▶ CHALLENGE
Skip every picture, and extract verbatim the lines from the line containing "Generate a Python" to the line containing "plt.rcParams['font.weight'] = 'bold'", both lines included.

▶ DATASET RECORDS
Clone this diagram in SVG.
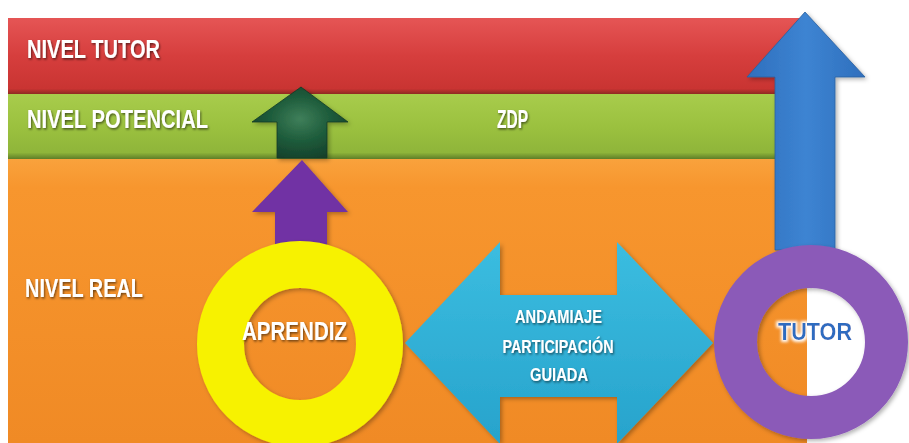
<svg xmlns="http://www.w3.org/2000/svg" width="909" height="443" viewBox="0 0 909 443">
<style>
.lbl{font-family:"Liberation Sans","DejaVu Sans",sans-serif;font-weight:bold;fill:#ffffff;filter:url(#tsh)}
.big{font-size:25px}
.small{font-size:18px}
</style>
<defs>
<filter id="tsh" filterUnits="userSpaceOnUse" x="0" y="0" width="909" height="443">
<feDropShadow dx="1" dy="1.5" stdDeviation="1" flood-color="#000" flood-opacity="0.55"/>
</filter>
<filter id="sh" filterUnits="userSpaceOnUse" x="0" y="0" width="909" height="443">
<feDropShadow dx="2" dy="2" stdDeviation="2" flood-color="#000" flood-opacity="0.3"/>
</filter>
<filter id="glow" filterUnits="userSpaceOnUse" x="0" y="0" width="909" height="443">
<feMorphology in="SourceAlpha" operator="dilate" radius="1.5" result="d"/>
<feGaussianBlur in="d" stdDeviation="1.5" result="b"/>
<feFlood flood-color="#ffffff"/>
<feComposite in2="b" operator="in" result="w"/>
<feMerge><feMergeNode in="w"/><feMergeNode in="SourceGraphic"/></feMerge>
</filter>
<linearGradient id="gRed" x1="0" y1="0" x2="0" y2="1">
<stop offset="0" stop-color="#e55555"/><stop offset="0.5" stop-color="#d63e3d"/><stop offset="0.93" stop-color="#c93432"/><stop offset="1" stop-color="#8e2a22"/>
</linearGradient>
<linearGradient id="gGreen" x1="0" y1="0" x2="0" y2="1">
<stop offset="0" stop-color="#a8cc4c"/><stop offset="0.5" stop-color="#9bc13f"/><stop offset="0.9" stop-color="#8fb53a"/><stop offset="1" stop-color="#5f7e28"/>
</linearGradient>
<linearGradient id="gOrange" x1="0" y1="0" x2="0" y2="1">
<stop offset="0" stop-color="#f9a23c"/><stop offset="0.1" stop-color="#f7962e"/><stop offset="1" stop-color="#f08a25"/>
</linearGradient>
<radialGradient id="gMarble" cx="0.5" cy="0.45" r="0.6">
<stop offset="0" stop-color="#3f7f5a"/><stop offset="0.5" stop-color="#1f5d3c"/><stop offset="1" stop-color="#143f2a"/>
</radialGradient>
<linearGradient id="gCyan" x1="0" y1="0" x2="0" y2="1">
<stop offset="0" stop-color="#3bbde0"/><stop offset="1" stop-color="#27a3cc"/>
</linearGradient>
<linearGradient id="gBlue" x1="0" y1="0" x2="1" y2="0">
<stop offset="0" stop-color="#2f6fbd"/><stop offset="0.5" stop-color="#3d84d2"/><stop offset="1" stop-color="#2f6fbd"/>
</linearGradient>
</defs>
<rect x="0" y="0" width="909" height="443" fill="#ffffff"/>
<g id="nivel-tutor">
<rect x="8" y="18" width="794" height="76" fill="url(#gRed)"/>
<text class="lbl big" x="27" y="58" textLength="133" lengthAdjust="spacingAndGlyphs">NIVEL TUTOR</text>
</g>
<g id="nivel-potencial">
<rect x="8" y="94" width="799" height="65" fill="url(#gGreen)"/>
<text class="lbl big" x="27" y="128" textLength="181" lengthAdjust="spacingAndGlyphs">NIVEL POTENCIAL</text>
<text class="lbl big" x="497" y="128" textLength="31" lengthAdjust="spacingAndGlyphs">ZDP</text>
</g>
<g id="nivel-real">
<rect x="8" y="159" width="799" height="284" fill="url(#gOrange)"/>
<text class="lbl big" x="25" y="297" textLength="118" lengthAdjust="spacingAndGlyphs">NIVEL REAL</text>
</g>
<g id="connectors">
<path id="arrow-zdp" d="M301,87 L348,122 L327,122 L327,158 L277,158 L277,122 L252,122 Z" fill="url(#gMarble)" stroke="#123a26" stroke-width="0.8" filter="url(#sh)"/>
<path id="arrow-aprendiz" d="M302,160 L348,212 L327,212 L327,252 L275,252 L275,212 L252,212 Z" fill="#7131a4" filter="url(#sh)"/>
<path id="arrow-tutor" d="M805,12 L865,77 L835,77 L835,250 L775,250 L775,77 L747,77 Z" fill="url(#gBlue)" stroke="#2a5f9e" stroke-width="0.8" filter="url(#sh)"/>
</g>
<g id="aprendiz">
<circle cx="300" cy="344" r="79.5" fill="none" stroke="#f7f200" stroke-width="47" filter="url(#sh)"/>
<text class="lbl" x="242" y="340" font-size="25" textLength="105" lengthAdjust="spacingAndGlyphs">APRENDIZ</text>
</g>
<g id="andamiaje">
<path d="M405,343 L500,242 L500,295 L617,295 L617,242 L713,343 L617,444 L617,397 L500,397 L500,444 Z" fill="url(#gCyan)" filter="url(#sh)"/>
<text class="lbl small" x="558.5" y="323" text-anchor="middle" textLength="87" lengthAdjust="spacingAndGlyphs">ANDAMIAJE</text>
<text class="lbl small" x="558" y="353" text-anchor="middle" textLength="111" lengthAdjust="spacingAndGlyphs">PARTICIPACIÓN</text>
<text class="lbl small" x="559" y="381" text-anchor="middle" textLength="58" lengthAdjust="spacingAndGlyphs">GUIADA</text>
</g>
<g id="tutor">
<circle cx="811" cy="342" r="75.5" fill="none" stroke="#8b5ab8" stroke-width="43" filter="url(#sh)"/>
<text x="778" y="340" font-family="Liberation Sans, DejaVu Sans, sans-serif" font-weight="bold" font-size="24" fill="#2f6cc0" textLength="74" lengthAdjust="spacingAndGlyphs" filter="url(#glow)">TUTOR</text>
</g>
</svg>
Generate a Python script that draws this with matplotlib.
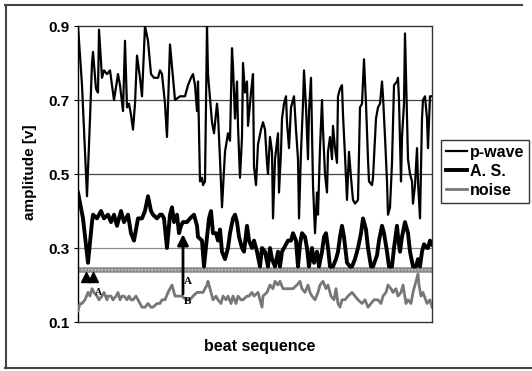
import matplotlib
matplotlib.use('Agg')
import matplotlib.pyplot as plt
from matplotlib.lines import Line2D

plt.rcParams['font.family'] = ['Liberation Sans', 'DejaVu Sans']
plt.rcParams['font.weight'] = 'bold'

# --- data (beat position, amplitude) ---
pwave_beat = [0, 4, 9, 12, 14, 15, 18, 20, 21, 24,
              26, 29, 32, 36, 40, 42, 45, 47, 49, 51,
              53, 55, 57, 59, 62, 64, 67, 70, 73, 76,
              80, 82, 84, 87, 89, 92, 97, 102, 107, 110,
              113, 115, 117, 119, 120, 122, 124, 125, 127, 129,
              130, 134, 136, 139, 140, 142, 144, 147, 150, 152,
              154, 155, 157, 159, 160, 162, 164, 165, 167, 169,
              170, 173, 175, 176, 178, 180, 183, 185, 187, 189,
              190, 192, 194, 195, 197, 200, 201, 203, 204, 206,
              208, 209, 211, 213, 215, 216, 218, 220, 221, 223,
              225, 226, 228, 230, 231, 233, 235, 237, 239, 240,
              242, 244, 245, 247, 249, 250, 252, 254, 255, 257,
              259, 260, 262, 264, 265, 267, 269, 271, 273, 275,
              277, 280, 282, 284, 286, 288, 290, 291, 294, 295,
              298, 300, 302, 304, 305, 307, 309, 310, 312, 314,
              316, 319, 320, 321, 323, 324, 326, 327, 329, 330,
              332, 334, 335, 337, 339, 340, 342, 344, 345, 347,
              349, 350, 352, 354]
pwave_amp = [0.90, 0.74, 0.44, 0.65, 0.80, 0.83, 0.73, 0.72, 0.89, 0.76,
             0.78, 0.77, 0.78, 0.70, 0.77, 0.74, 0.67, 0.86, 0.68, 0.69,
             0.66, 0.62, 0.69, 0.82, 0.76, 0.71, 0.90, 0.86, 0.77, 0.76,
             0.76, 0.78, 0.77, 0.69, 0.60, 0.85, 0.70, 0.71, 0.71, 0.74,
             0.76, 0.77, 0.74, 0.67, 0.75, 0.48, 0.49, 0.47, 0.48, 0.90,
             0.77, 0.64, 0.61, 0.69, 0.66, 0.54, 0.41, 0.56, 0.61, 0.59,
             0.84, 0.79, 0.65, 0.75, 0.63, 0.49, 0.60, 0.80, 0.72, 0.75,
             0.63, 0.72, 0.77, 0.52, 0.47, 0.58, 0.62, 0.64, 0.62, 0.53,
             0.50, 0.60, 0.56, 0.38, 0.54, 0.61, 0.45, 0.56, 0.65, 0.69,
             0.71, 0.64, 0.57, 0.68, 0.70, 0.71, 0.62, 0.54, 0.38, 0.56,
             0.69, 0.78, 0.68, 0.54, 0.67, 0.76, 0.47, 0.34, 0.45, 0.39,
             0.57, 0.70, 0.62, 0.50, 0.45, 0.56, 0.60, 0.54, 0.63, 0.57,
             0.53, 0.71, 0.73, 0.74, 0.66, 0.55, 0.43, 0.56, 0.49, 0.43,
             0.42, 0.43, 0.68, 0.69, 0.81, 0.69, 0.54, 0.48, 0.47, 0.49,
             0.65, 0.68, 0.69, 0.75, 0.71, 0.60, 0.48, 0.39, 0.41, 0.53,
             0.74, 0.75, 0.76, 0.70, 0.48, 0.60, 0.69, 0.88, 0.66, 0.54,
             0.50, 0.48, 0.42, 0.47, 0.57, 0.48, 0.38, 0.65, 0.70, 0.71,
             0.65, 0.57, 0.71, 0.71]

as_beat = [0, 5, 10, 14, 15, 19, 23, 26, 30, 33,
           36, 39, 43, 46, 50, 53, 56, 60, 64, 67,
           70, 73, 75, 79, 82, 84, 86, 89, 92, 94,
           96, 99, 101, 103, 105, 109, 112, 116, 119, 120,
           124, 126, 129, 131, 133, 135, 138, 140, 142, 144,
           147, 150, 152, 155, 157, 159, 161, 164, 166, 169,
           171, 174, 176, 179, 182, 184, 187, 190, 192, 194,
           197, 200, 202, 204, 208, 210, 213, 215, 218, 220,
           222, 224, 227, 229, 231, 234, 236, 239, 241, 244,
           246, 248, 250, 252, 255, 258, 260, 262, 264, 266,
           269, 272, 274, 277, 280, 283, 285, 288, 290, 293,
           295, 299, 301, 304, 306, 309, 311, 314, 316, 319,
           320, 322, 324, 327, 330, 332, 335, 338, 340, 342,
           344, 346, 349, 350, 352, 354]
as_amp = [0.45, 0.38, 0.26, 0.37, 0.39, 0.38, 0.40, 0.38, 0.39, 0.37,
          0.39, 0.36, 0.40, 0.37, 0.39, 0.34, 0.32, 0.38, 0.38, 0.40,
          0.44, 0.40, 0.39, 0.38, 0.39, 0.39, 0.38, 0.30, 0.39, 0.41,
          0.37, 0.39, 0.34, 0.36, 0.37, 0.37, 0.38, 0.39, 0.36, 0.33,
          0.32, 0.25, 0.33, 0.38, 0.40, 0.34, 0.34, 0.32, 0.35, 0.29,
          0.27, 0.30, 0.34, 0.38, 0.39, 0.37, 0.33, 0.30, 0.29, 0.36,
          0.32, 0.30, 0.32, 0.29, 0.25, 0.30, 0.29, 0.25, 0.30, 0.27,
          0.25, 0.29, 0.25, 0.29, 0.31, 0.32, 0.32, 0.34, 0.32, 0.25,
          0.31, 0.34, 0.33, 0.30, 0.25, 0.30, 0.26, 0.29, 0.25, 0.29,
          0.33, 0.34, 0.30, 0.25, 0.25, 0.27, 0.29, 0.33, 0.36, 0.33,
          0.26, 0.25, 0.25, 0.27, 0.30, 0.34, 0.38, 0.35, 0.30, 0.25,
          0.25, 0.28, 0.32, 0.36, 0.34, 0.29, 0.25, 0.25, 0.30, 0.36,
          0.33, 0.29, 0.33, 0.37, 0.34, 0.29, 0.25, 0.25, 0.27, 0.25,
          0.29, 0.31, 0.30, 0.30, 0.32, 0.31]

noise_beat = [0, 2, 4, 7, 10, 12, 14, 16, 19, 21,
              24, 26, 29, 30, 33, 35, 38, 40, 42, 44,
              46, 49, 51, 53, 55, 58, 60, 64, 67, 70,
              73, 75, 79, 82, 84, 87, 90, 94, 97, 100,
              104, 108, 112, 115, 119, 122, 125, 129, 130, 133,
              135, 138, 140, 143, 145, 148, 150, 153, 155, 158,
              160, 163, 165, 169, 171, 174, 176, 180, 184, 185,
              189, 192, 195, 197, 200, 202, 205, 209, 212, 215,
              219, 222, 224, 227, 230, 232, 234, 237, 240, 242,
              245, 248, 250, 253, 256, 258, 260, 262, 264, 267,
              270, 274, 277, 280, 284, 287, 290, 293, 296, 300,
              303, 305, 308, 310, 313, 315, 318, 320, 323, 325,
              328, 330, 333, 335, 338, 340, 341, 343, 345, 349,
              352, 354]
noise_amp = [0.13, 0.15, 0.15, 0.16, 0.18, 0.17, 0.19, 0.18, 0.17, 0.16,
             0.17, 0.18, 0.16, 0.17, 0.17, 0.16, 0.17, 0.18, 0.16, 0.17,
             0.17, 0.16, 0.17, 0.16, 0.16, 0.17, 0.16, 0.14, 0.14, 0.15,
             0.14, 0.14, 0.15, 0.15, 0.16, 0.16, 0.18, 0.20, 0.17, 0.17,
             0.17, 0.16, 0.16, 0.17, 0.18, 0.18, 0.18, 0.20, 0.21, 0.18,
             0.16, 0.17, 0.16, 0.15, 0.17, 0.16, 0.17, 0.15, 0.17, 0.15,
             0.17, 0.16, 0.16, 0.17, 0.17, 0.18, 0.17, 0.18, 0.14, 0.17,
             0.18, 0.20, 0.19, 0.21, 0.20, 0.21, 0.19, 0.19, 0.19, 0.19,
             0.20, 0.21, 0.19, 0.18, 0.20, 0.18, 0.17, 0.16, 0.18, 0.20,
             0.21, 0.19, 0.20, 0.17, 0.16, 0.19, 0.15, 0.14, 0.16, 0.16,
             0.17, 0.18, 0.17, 0.16, 0.15, 0.16, 0.14, 0.15, 0.16, 0.16,
             0.15, 0.17, 0.18, 0.20, 0.19, 0.18, 0.19, 0.17, 0.18, 0.20,
             0.15, 0.16, 0.15, 0.18, 0.21, 0.23, 0.20, 0.17, 0.18, 0.15,
             0.16, 0.14]

threshold = 0.24
y_ticks = [0.1, 0.3, 0.5, 0.7, 0.9]
marker_beats = [8, 15]      # small filled arrow heads under the threshold
marker_amp = 0.222
arrow_beat = 105            # the A/B arrow
arrow_from, arrow_to = 0.168, 0.345

fig = plt.figure(figsize=(5.32, 3.71), dpi=100)
ax = fig.add_axes([78 / 532, 49 / 371, 354 / 532, 296 / 371])

# grid lines at the inner ticks
for v, c in [(0.7, '#444444'), (0.5, '#444444'), (0.3, '#8a8a8a')]:
    ax.axhline(v, color=c, lw=0.9, zorder=1)

ax.axhline(threshold, color='#8a8a8a', lw=4.0, zorder=2)
ax.axhline(threshold, color='#c8c8c8', lw=1.2, ls=(0, (1, 1)), zorder=2)

l1, = ax.plot(pwave_beat, pwave_amp, color='black', lw=1.6, zorder=4)
l2, = ax.plot(as_beat, as_amp, color='black', lw=2.8, zorder=4)
l3, = ax.plot(noise_beat, noise_amp, color='#777777', lw=2.0, zorder=3)

ax.plot(marker_beats, [marker_amp] * len(marker_beats), ls='none',
        marker='^', ms=7, color='black', zorder=5)
ax.text(marker_beats[1] + 5, 0.18, 'A', fontsize=7, family='Liberation Serif',
        ha='center', va='center', zorder=5)

ax.annotate('', xy=(arrow_beat, arrow_to), xytext=(arrow_beat, arrow_from),
            arrowprops=dict(arrowstyle='-|>', color='black', lw=2.0,
                            mutation_scale=16), zorder=6)
ax.text(arrow_beat + 5, 0.21, 'A', fontsize=8, family='Liberation Serif',
        ha='center', va='center')
ax.text(arrow_beat + 5, 0.155, 'B', fontsize=8, family='Liberation Serif',
        ha='center', va='center')

ax.set_xlim(0, 354)
ax.set_ylim(0.1, 0.9)
ax.set_xticks([])
ax.set_yticks(y_ticks)
ax.set_yticklabels([f'{t:.1f}' for t in y_ticks], fontsize=11, fontweight='bold')
ax.tick_params(axis='y', length=3, width=0.8, pad=3)

ax.spines['left'].set_color('black')
ax.spines['left'].set_linewidth(1.0)
for s in ['top', 'right', 'bottom']:
    ax.spines[s].set_linestyle((0, (1, 1)))
    ax.spines[s].set_linewidth(1.0)
    ax.spines[s].set_color('#333333')

fig.text(30 / 532, 1 - 172 / 371, 'amplitude [v]', rotation=90, fontsize=11,
         fontweight='bold', ha='center', va='center')
fig.text(260 / 532, 1 - 347 / 371, 'beat sequence', fontsize=11.5,
         fontweight='bold', ha='center', va='center')

leg = fig.legend([l1, l2, l3], ['p-wave', 'A. S.', 'noise'],
                 loc='upper left', bbox_to_anchor=(441 / 532, 1 - 140 / 371),
                 frameon=True, fancybox=False, shadow=False, fontsize=11.5,
                 handlelength=1.3, handletextpad=0.2, labelspacing=0.25,
                 borderpad=0.3, borderaxespad=0)
leg.get_frame().set_edgecolor('black')
leg.get_frame().set_linewidth(1.0)
for t in leg.get_texts():
    t.set_fontweight('bold')

# outer frame of the scanned figure (no right edge visible)
fig.add_artist(Line2D([5 / 532, 522 / 532], [1 - 5 / 371, 1 - 5 / 371],
                      transform=fig.transFigure, color='#444444', lw=1.5))
fig.add_artist(Line2D([6 / 532, 6 / 532], [1 - 5 / 371, 1 - 368 / 371],
                      transform=fig.transFigure, color='#444444', lw=1.5))
fig.add_artist(Line2D([5 / 532, 532 / 532], [1 - 368 / 371, 1 - 368 / 371],
                      transform=fig.transFigure, color='#444444', lw=1.5))

fig.savefig('out.png', dpi=100)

▶ EXERCISE SOLUTION
Generate a Python script that draws this with matplotlib.
import matplotlib
matplotlib.use('Agg')
import matplotlib.pyplot as plt
from matplotlib.lines import Line2D

plt.rcParams['font.family'] = ['Liberation Sans', 'DejaVu Sans']
plt.rcParams['font.weight'] = 'bold'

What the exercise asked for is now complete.